# [Problem]
Reproduce exactly only the lines from the line that holds "Reproduce this chart with Plotly." to the line that holds "fig = go.Figure()", inclusive, in the listing below, and please leave out every picture.

# [Material to process]
------------------------------------------------

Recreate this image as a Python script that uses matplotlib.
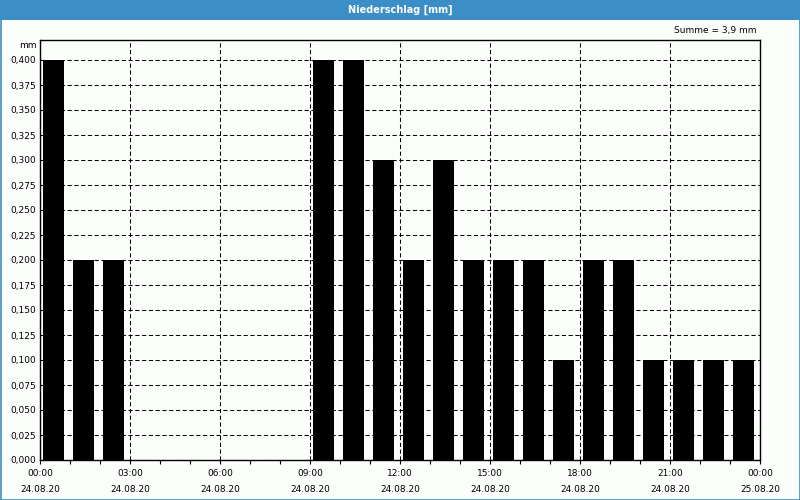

------------------------------------------------

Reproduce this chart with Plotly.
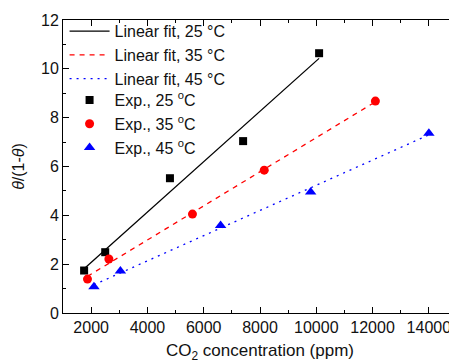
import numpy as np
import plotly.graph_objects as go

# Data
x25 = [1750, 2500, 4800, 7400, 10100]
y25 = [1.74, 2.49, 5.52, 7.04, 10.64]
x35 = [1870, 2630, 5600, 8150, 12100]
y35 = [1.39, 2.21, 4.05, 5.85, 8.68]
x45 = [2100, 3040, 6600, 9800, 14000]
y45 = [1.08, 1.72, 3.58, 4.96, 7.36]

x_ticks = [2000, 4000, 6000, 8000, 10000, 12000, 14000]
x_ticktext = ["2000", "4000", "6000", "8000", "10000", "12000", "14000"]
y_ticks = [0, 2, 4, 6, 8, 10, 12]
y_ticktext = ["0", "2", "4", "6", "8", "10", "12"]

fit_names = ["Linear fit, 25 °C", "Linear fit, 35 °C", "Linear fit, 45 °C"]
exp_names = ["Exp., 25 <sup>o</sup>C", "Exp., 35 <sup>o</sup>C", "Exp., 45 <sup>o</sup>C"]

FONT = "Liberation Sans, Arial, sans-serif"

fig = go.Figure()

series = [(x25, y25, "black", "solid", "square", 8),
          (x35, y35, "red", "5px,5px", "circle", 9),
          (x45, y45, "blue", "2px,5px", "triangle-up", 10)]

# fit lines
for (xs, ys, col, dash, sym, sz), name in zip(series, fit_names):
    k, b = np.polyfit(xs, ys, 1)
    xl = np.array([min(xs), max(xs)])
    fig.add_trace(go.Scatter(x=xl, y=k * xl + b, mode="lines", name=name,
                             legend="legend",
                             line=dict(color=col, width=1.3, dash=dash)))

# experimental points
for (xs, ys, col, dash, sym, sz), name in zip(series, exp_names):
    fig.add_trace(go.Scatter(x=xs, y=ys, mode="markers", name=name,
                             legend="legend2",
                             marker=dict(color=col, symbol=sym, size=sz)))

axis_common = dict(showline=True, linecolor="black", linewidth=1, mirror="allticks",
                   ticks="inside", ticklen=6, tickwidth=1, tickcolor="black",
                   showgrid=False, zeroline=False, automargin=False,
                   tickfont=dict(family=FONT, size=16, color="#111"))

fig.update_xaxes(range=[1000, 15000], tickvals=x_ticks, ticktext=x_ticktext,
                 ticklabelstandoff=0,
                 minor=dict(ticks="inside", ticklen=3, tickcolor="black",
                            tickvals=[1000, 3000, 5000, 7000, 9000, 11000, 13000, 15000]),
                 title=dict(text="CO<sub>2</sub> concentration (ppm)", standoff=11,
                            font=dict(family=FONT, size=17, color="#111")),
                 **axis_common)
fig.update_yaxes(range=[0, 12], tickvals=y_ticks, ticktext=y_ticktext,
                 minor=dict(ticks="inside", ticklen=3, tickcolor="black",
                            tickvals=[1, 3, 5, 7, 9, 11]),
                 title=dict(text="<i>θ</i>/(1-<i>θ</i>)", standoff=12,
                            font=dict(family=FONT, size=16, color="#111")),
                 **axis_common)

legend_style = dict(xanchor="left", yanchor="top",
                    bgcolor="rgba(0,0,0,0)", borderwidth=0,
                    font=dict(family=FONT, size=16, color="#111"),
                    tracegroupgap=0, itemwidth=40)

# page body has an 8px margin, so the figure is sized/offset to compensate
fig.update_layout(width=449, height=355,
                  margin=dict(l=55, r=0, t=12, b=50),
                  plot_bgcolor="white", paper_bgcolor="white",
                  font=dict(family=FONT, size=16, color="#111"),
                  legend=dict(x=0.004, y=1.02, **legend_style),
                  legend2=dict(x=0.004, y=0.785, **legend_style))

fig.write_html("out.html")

------------------------------------------------

# [Solution]
Reproduce this chart with Plotly.
import numpy as np
import plotly.graph_objects as go

# Data
x25 = [1750, 2500, 4800, 7400, 10100]
y25 = [1.74, 2.49, 5.52, 7.04, 10.64]
x35 = [1870, 2630, 5600, 8150, 12100]
y35 = [1.39, 2.21, 4.05, 5.85, 8.68]
x45 = [2100, 3040, 6600, 9800, 14000]
y45 = [1.08, 1.72, 3.58, 4.96, 7.36]

x_ticks = [2000, 4000, 6000, 8000, 10000, 12000, 14000]
x_ticktext = ["2000", "4000", "6000", "8000", "10000", "12000", "14000"]
y_ticks = [0, 2, 4, 6, 8, 10, 12]
y_ticktext = ["0", "2", "4", "6", "8", "10", "12"]

fit_names = ["Linear fit, 25 °C", "Linear fit, 35 °C", "Linear fit, 45 °C"]
exp_names = ["Exp., 25 <sup>o</sup>C", "Exp., 35 <sup>o</sup>C", "Exp., 45 <sup>o</sup>C"]

FONT = "Liberation Sans, Arial, sans-serif"

fig = go.Figure()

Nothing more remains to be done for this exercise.